We’re sometimes asked “why do you ask for particular royalty rates for Internet radio sites”? For starters, labels and artists deserve fair market rates for the product that is the foundation of a webcaster’s business. Just like a webcaster pays market rates for computer bandwidth, electricity, equipment, and everything else that goes into making an Internet radio business, music should be no different.
Additionally, because Internet radio services are a great way to enjoy and discover (or re-discover) music, they are increasingly substituting for other ways artists and labels get paid for the music they create. Research tells us that (http://news.cnet.com/whats-the-real-cost-of-free-music/?tag=mncol) fans who listen to multiple sources of music (satellite radio, online radio, streaming services, etc) are buying LESS as music becomes ubiquitous. According to analyses conducted for us by Taylor Research & Consulting, music purchases by people who listen to three or fewer such sources fell 44 percent from the first quarter of 2005 to the first quarter 2009. Over the same period, purchases made by people who listened to four or more sources declined at a significantly greater rate (53%).

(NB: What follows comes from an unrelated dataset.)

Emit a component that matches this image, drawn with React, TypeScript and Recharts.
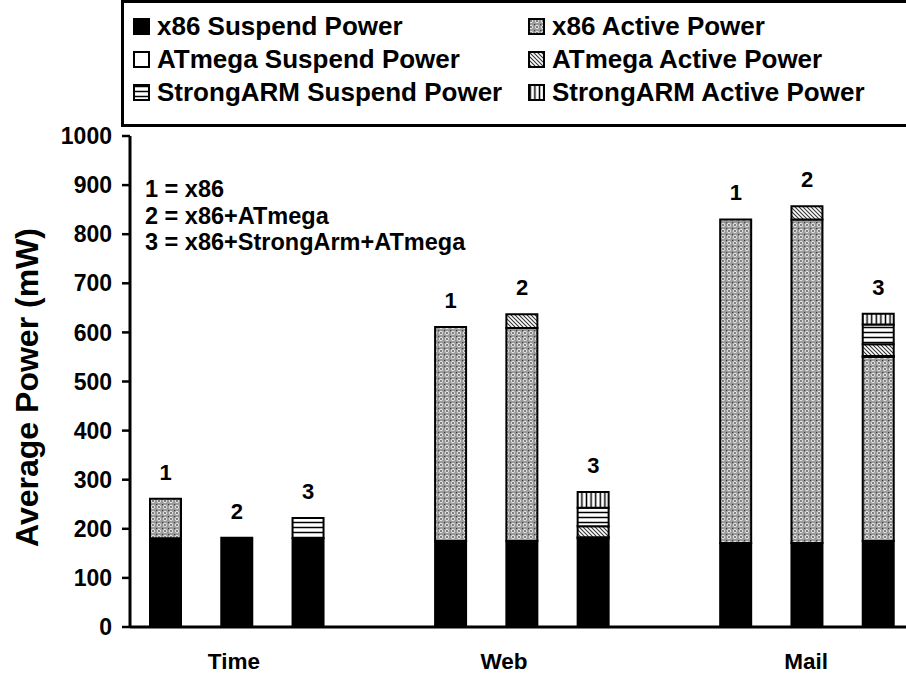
import React from 'react';
import { ComposedChart, Bar, Line, XAxis, YAxis, Legend, LabelList, Customized } from 'recharts';

const FONT = '"Liberation Sans", Arial, Helvetica, sans-serif';

// one entry per bar slot (two empty slots separate the groups)
const slots = ['T1', 'T2', 'T3', 'G1', 'W1', 'W2', 'W3', 'G2', 'M1', 'M2', 'M3'];
const barNumbers = ['1', '2', '3', '', '1', '2', '3', '', '1', '2', '3'];
const groupLabels: Record<string, string> = { T2: 'Time', W2: 'Web', M2: 'Mail' };

const x86Suspend = [181, 182, 181, null, 175, 175, 181, null, 171, 171, 175];
const x86Active = [80, 0, 0, null, 436, 434, 0, null, 659, 659, 375];
const atmegaSuspend = [0, 0, 0, null, 0, 0, 2, null, 0, 0, 2];
const atmegaActive = [0, 0, 0, null, 0, 28, 22, null, 0, 27, 24];
const strongarmSuspend = [0, 0, 41, null, 0, 0, 38, null, 0, 0, 40];
const strongarmActive = [0, 0, 0, null, 0, 0, 32, null, 0, 0, 22];

const yTicks = [0, 100, 200, 300, 400, 500, 600, 700, 800, 900, 1000];
const keyLines = ['1 = x86', '2 = x86+ATmega', '3 = x86+StrongArm+ATmega'];

const series = [
  { key: 'x86S', name: 'x86 Suspend Power', fill: '#000000' },
  { key: 'x86A', name: 'x86 Active Power', fill: 'url(#pX86A)' },
  { key: 'atS', name: 'ATmega Suspend Power', fill: '#ffffff' },
  { key: 'atA', name: 'ATmega Active Power', fill: 'url(#pAtA)' },
  { key: 'saS', name: 'StrongARM Suspend Power', fill: 'url(#pSaS)' },
  { key: 'saA', name: 'StrongARM Active Power', fill: 'url(#pSaA)' },
];

const data = slots.map((slot, i) => {
  const vals = [x86Suspend[i], x86Active[i], atmegaSuspend[i], atmegaActive[i], strongarmSuspend[i], strongarmActive[i]];
  const empty = x86Suspend[i] == null;
  return {
    slot,
    num: barNumbers[i],
    x86S: x86Suspend[i],
    x86A: x86Active[i],
    atS: atmegaSuspend[i],
    atA: atmegaActive[i],
    saS: strongarmSuspend[i],
    saA: strongarmActive[i],
    total: empty ? null : vals.reduce((a: number, b) => a + (b || 0), 0),
  };
});

const labelShift: Record<string, number> = { Time: -3, Web: -18, Mail: -1 };

const CategoryTick = (props: any) => {
  const { x, y, payload } = props;
  const label = groupLabels[payload && payload.value];
  if (!label) return <g />;
  return (
    <text x={x + (labelShift[label] || 0)} y={y + 42} textAnchor="middle" fontFamily={FONT} fontWeight="bold" fontSize={22.5} fill="#000">
      {label}
    </text>
  );
};

const NumberLabel = (props: any) => {
  const { x, y, value } = props;
  if (!value || y == null || isNaN(y)) return null;
  return (
    <text x={x} y={y - 19} textAnchor="middle" fontFamily={FONT} fontWeight="bold" fontSize={22} fill="#000">
      {value}
    </text>
  );
};

const YTitle = (props: any) => {
  const vb = props.viewBox || { y: 136, height: 491 };
  const cx = 38;
  const cy = vb.y + vb.height / 2 + 6;
  return (
    <text x={cx} y={cy} transform={`rotate(-90, ${cx}, ${cy})`} textAnchor="middle" fontFamily={FONT} fontWeight="bold" fontSize={32} fill="#000">
      Average Power (mW)
    </text>
  );
};

const KeyText = () => (
  <g>
    {keyLines.map((t, i) => (
      <text key={t} x={145} y={197 + i * 26.5} fontFamily={FONT} fontWeight="bold" fontSize={23.5} fill="#000">
        {t}
      </text>
    ))}
  </g>
);

const LegendBox = () => {
  const tops = [6, 39, 72];
  return (
    <div
      style={{
        position: 'relative',
        width: 820,
        height: 127,
        boxSizing: 'border-box',
        border: '3px solid #000',
        background: '#fff',
        fontFamily: FONT,
        fontWeight: 'bold',
        fontSize: 26,
        color: '#000',
      }}
    >
      {series.map((s, i) => {
        const col = i % 2;
        const row = Math.floor(i / 2);
        return (
          <div
            key={s.key}
            style={{
              position: 'absolute',
              left: col === 0 ? 9 : 404,
              top: tops[row],
              height: 34,
              lineHeight: '34px',
              display: 'flex',
              alignItems: 'center',
              whiteSpace: 'nowrap',
            }}
          >
            <svg width={17} height={17} style={{ marginRight: 7, display: 'block' }}>
              <rect x={1} y={1} width={15} height={15} fill={s.fill} stroke="#000" strokeWidth={2} />
            </svg>
            <span>{s.name}</span>
          </div>
        );
      })}
    </div>
  );
};

const Patterns = () => (
  <svg width={0} height={0} style={{ position: 'absolute' }}>
    <defs>
      <pattern id="pX86A" patternUnits="userSpaceOnUse" width={6} height={6}>
        <rect width={6} height={6} fill="#9a9a9a" />
        <circle cx={3} cy={3} r={1.9} fill="#f2f2f2" />
        <circle cx={3} cy={3} r={0.9} fill="#4a4a4a" />
        <rect x={0} y={0} width={1.2} height={1.2} fill="#3a3a3a" />
      </pattern>
      <pattern id="pAtA" patternUnits="userSpaceOnUse" width={4} height={4}>
        <rect width={4} height={4} fill="#ffffff" />
        <path d="M-1,-1 L5,5 M3,-1 L5,1 M-1,3 L1,5" stroke="#333" strokeWidth={1.1} />
      </pattern>
      <pattern id="pSaS" patternUnits="userSpaceOnUse" width={8} height={5}>
        <rect width={8} height={5} fill="#ffffff" />
        <line x1={0} y1={2.5} x2={8} y2={2.5} stroke="#000" strokeWidth={1.5} />
      </pattern>
      <pattern id="pSaA" patternUnits="userSpaceOnUse" width={4.6} height={8}>
        <rect width={4.6} height={8} fill="#ffffff" />
        <line x1={2.3} y1={0} x2={2.3} y2={8} stroke="#000" strokeWidth={1.5} />
      </pattern>
    </defs>
  </svg>
);

export default function App() {
  return (
    <div style={{ position: 'absolute', left: 0, top: 0, width: 906, height: 677, overflow: 'hidden', background: '#fff' }}>
      <Patterns />
      <ComposedChart width={920} height={677} data={data} margin={{ top: 9, right: 6, left: 0, bottom: 0 }}>
        <Legend verticalAlign="top" align="left" content={() => <LegendBox />} wrapperStyle={{ top: 0, left: 121, width: 820, height: 127 }} />
        <XAxis
          dataKey="slot"
          type="category"
          interval={0}
          tickLine={false}
          tickSize={0}
          tickMargin={0}
          axisLine={{ stroke: '#000', strokeWidth: 3 }}
          height={50}
          tick={<CategoryTick />}
        />
        <YAxis
          type="number"
          domain={[0, 1000]}
          ticks={yTicks}
          interval={0}
          width={130}
          tickSize={8}
          tickMargin={10}
          axisLine={{ stroke: '#000', strokeWidth: 3 }}
          tickLine={{ stroke: '#000', strokeWidth: 2.5 }}
          tick={{ fontFamily: FONT, fontWeight: 'bold', fontSize: 23, fill: '#000' }}
          label={YTitle}
        />
        {series.map((s) => (
          <Bar
            key={s.key}
            dataKey={s.key}
            name={s.name}
            stackId="a"
            fill={s.fill}
            stroke="#000"
            strokeWidth={2}
            barSize={31}
            isAnimationActive={false}
          />
        ))}
        <Line dataKey="total" stroke="none" dot={false} activeDot={false} legendType="none" isAnimationActive={false}>
          <LabelList dataKey="num" content={NumberLabel} />
        </Line>
        <Customized component={KeyText} />
      </ComposedChart>
    </div>
  );
}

This past week, we crossed the mid-year threshold of the year, and there was a fair amount of news reporting comparing album sales mid-year 2009 vs. the same time period for 2008. That sort of analysis, while useful, does not tell the whole story. The music marketplace is diversifying, and access/performance-based models are increasingly how fans enjoy and listen to music (online videos, digital radio services, streaming services, social networking sites, etc.). And there’s real revenue growth in many of these business models. For example, the royalties from digital performances (not just Internet radio sites but satellite radio services too), while still small, (http://www.riaa.com/keystatistics.php) are growing significantly year-over-year with more growth projected in the coming years. That’s also good news for the music industry and gives us hope for the future, but it means that artists and labels must be compensated fairly by these new services as the market shifts from buying shiny discs to other models so that great music can continue to flow.
In the meantime, keep on enjoying your favorite Internet radio station!